Direct patient care occurs when a facility, its providers, or staff, provide services (directly or indirectly) to diagnose, stabilize, treat, repair, maintain, or improve the health of a patient regardless of patient status (inpatient, outpatient, swing bed, SNF, etc.) or location (med/surgical, emergency room, waiting room, ambulatory, etc.,), and is an unallowable expense.
When using SHIP funds, the expenditure must not go towards training, objects, supplies, or materials that will directly treat a patient.
Example: Telehealth implementation is an approved SHIP expenditure. Purchasing software and training that will enable staff to receive readings from a Bluetooth-enabled blood pressure cuff is allowable under telehealth implementation, but the blood pressure cuff itself is unallowable. Training on how to use the blood pressure cuff is unallowable.
Updated May 2022: See definitions "Telehealth," "Training," "Hardware," and "Software."
Training, hardware, and software that support the application and implementation of remote pharmacy (telepharmacy) services are allowable.
Some examples of allowable expenses include but are not limited to:
Telepharmacy software, telepharmacy software/apps to support after-hours pharmacy services, telepharmacy machines, telepharmacy machines that can dispense pre-packaged medication, printer and printing supplies used for telepharmacy operations (i.e., printing instructions with pre-packed medication), computers, and accompanying hardware to support telepharmacy operations.

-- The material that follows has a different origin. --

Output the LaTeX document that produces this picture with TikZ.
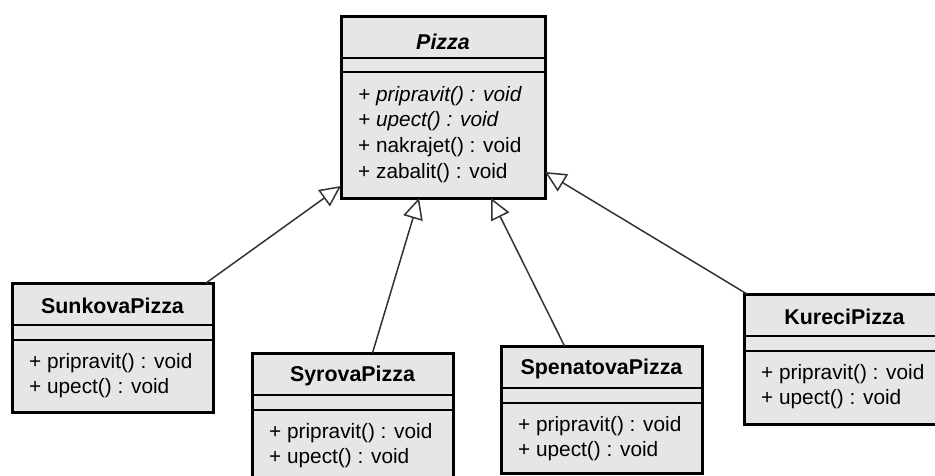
\documentclass[tikz,border=0pt]{standalone}
\usepackage{fontspec}
\setmainfont{Liberation Sans}
\usetikzlibrary{arrows.meta}
\definecolor{boxfill}{HTML}{E6E6E6}
\definecolor{edgegray}{HTML}{333333}
\newcommand\titlefont{\fontsize{21.4}{25}\selectfont\bfseries}
\newcommand\memberfont{\fontsize{20.8}{25}\selectfont}
\tikzset{
  x=1pt, y=1pt,
  classbox/.style={draw=black, line width=3pt, fill=boxfill, inner sep=0pt, outer sep=0pt, anchor=north west},
  sepline/.style={draw=black, line width=2pt},
  classname/.style={font=\titlefont, inner sep=0pt, anchor=center},
  member/.style={font=\memberfont, inner sep=0pt, anchor=west},
  abstractmember/.style={member, font=\memberfont\itshape},
  inherit/.style={draw=edgegray, line width=1.5pt, -{Triangle[open, length=21pt, width=20pt, fill=white]}},
}
% a subclass box: name, position of its top left corner, class name, height
\newcommand\childclass[4]{%
  \node[classbox, minimum width=201pt, minimum height=#4pt] (#1) at #2 {};
  \draw[sepline] ([yshift=-42pt]#1.north west) -- ([yshift=-42pt]#1.north east);
  \draw[sepline] ([yshift=-57pt]#1.north west) -- ([yshift=-57pt]#1.north east);
  \node[classname] (#1-title) at ([yshift=-23pt]#1.north) {#3};
  \node[member] (#1-op1) at ([xshift=17pt,yshift=-80pt]#1.north west) {+ pripravit() : void};
  \node[member] (#1-op2) at ([xshift=17pt,yshift=-105pt]#1.north west) {+ upect() : void};
}
\begin{document}
\begin{tikzpicture}
\useasboundingbox (0,0) rectangle (935,-475);
\clip (0,0) rectangle (935,-475);

% abstract base class
\node[classbox, minimum width=204pt, minimum height=182pt] (pizza) at (341,-16) {};
\draw[sepline] ([yshift=-42pt]pizza.north west) -- ([yshift=-42pt]pizza.north east);
\draw[sepline] ([yshift=-56pt]pizza.north west) -- ([yshift=-56pt]pizza.north east);
\node[classname, font=\titlefont\itshape] (pizza-title) at ([yshift=-26pt]pizza.north) {Pizza};
\node[abstractmember] (pizza-op1) at ([xshift=17pt,yshift=-80pt]pizza.north west) {+ pripravit() : void};
\node[abstractmember] (pizza-op2) at ([xshift=17pt,yshift=-105pt]pizza.north west) {+ upect() : void};
\node[member] (pizza-op3) at ([xshift=17pt,yshift=-131pt]pizza.north west) {+ nakrajet() : void};
\node[member] (pizza-op4) at ([xshift=17pt,yshift=-157pt]pizza.north west) {+ zabalit() : void};

% concrete subclasses
\childclass{sunkova}{(12,-283)}{SunkovaPizza}{129}
\childclass{syrova}{(252,-353)}{SyrovaPizza}{129}
\childclass{spenatova}{(501,-346)}{SpenatovaPizza}{127}
\childclass{kureci}{(744,-294)}{KureciPizza}{130}

% generalisation arrows
\draw[inherit] ([xshift=-7pt]sunkova.north east) -- ([yshift=12pt]pizza.south west);
\draw[inherit] ([xshift=20pt]syrova.north) -- ([xshift=-24pt]pizza.south);
\draw[inherit] ([xshift=-37pt]spenatova.north) -- ([xshift=48pt]pizza.south);
\draw[inherit] ([xshift=3pt]kureci.north west) -- ([yshift=26pt]pizza.south east);
\end{tikzpicture}
\end{document}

See also: telehealth, hardware, software, office supplies, training.
NOTE: The cost of personnel, medications, medication delivery, refilling pre-packaged medication, assistants, or hardware for direct patient care are unallowable.
Updated May 2022 - See definition: "Supplies, Medical" and "Equipment, Medical"
All medical equipment used for the treatment or diagnosis of a patient's illness or injury is unallowable. Medical equipment that serves as day-to-day operational equipment is unallowable.
Examples include but are not limited to: patient lifts, bed lifts, blood pressure cuffs, oxygen monitors, hand washing sinks, ventilation hoods, respirators, purifiers, crash carts, percussion beds, medical books or manuals (excluding books or manuals provided explicitly for training on an approved SHIP category), medical pamphlets, stethoscopes, refrigerators, medicine, dispensers, sanitizers, label printing, UV lights.
Note about Bluetooth equipment: Purchasing Bluetooth-enabled medical devices are unallowable (Blood pressure cuffs, stethoscopes, oxygen monitors, etc.).
Updated May 2022, See definitions: "Hardware," "Software," "Supplies," "Equipment," and "Telehealth."
Training, hardware, and software supporting the application and implementation of telehealth services (telemedicine, remote healthcare, telepharmacy, etc.) are allowable expenses.
Examples of allowable expenses may include but are not limited to:
Computers, laptops, and tablets* that are used to allow patients to access a telehealth service; Telehealth software purchases (that connect the patient to the provider) including standard subscription services; Carts that allow for the free movement of telehealth hardware; Cameras, and microphones to support application and implementation of telehealth services; Wires, connections, and cables to support telehealth implementation.
*iPads and Tablets used for other purposes are unallowable. Hospitals must use them for telehealth applications and implementation.
Costs associated with diagnosis, treating, and stabilizing a patient through telehealth options are unallowable expenses. Example: The hospital can purchase a camera, but is not allowed to pay the tele-physician's fees for treatment.
See also: Medical Equipment and Supplies and Patient Use Equipment
Note: Telecommunication training, hardware, and software are unallowable. This is defined as supplies or equipment that provide communication aid but not patient care/efficiency. An example would be a Zoom subscription for staff meetings.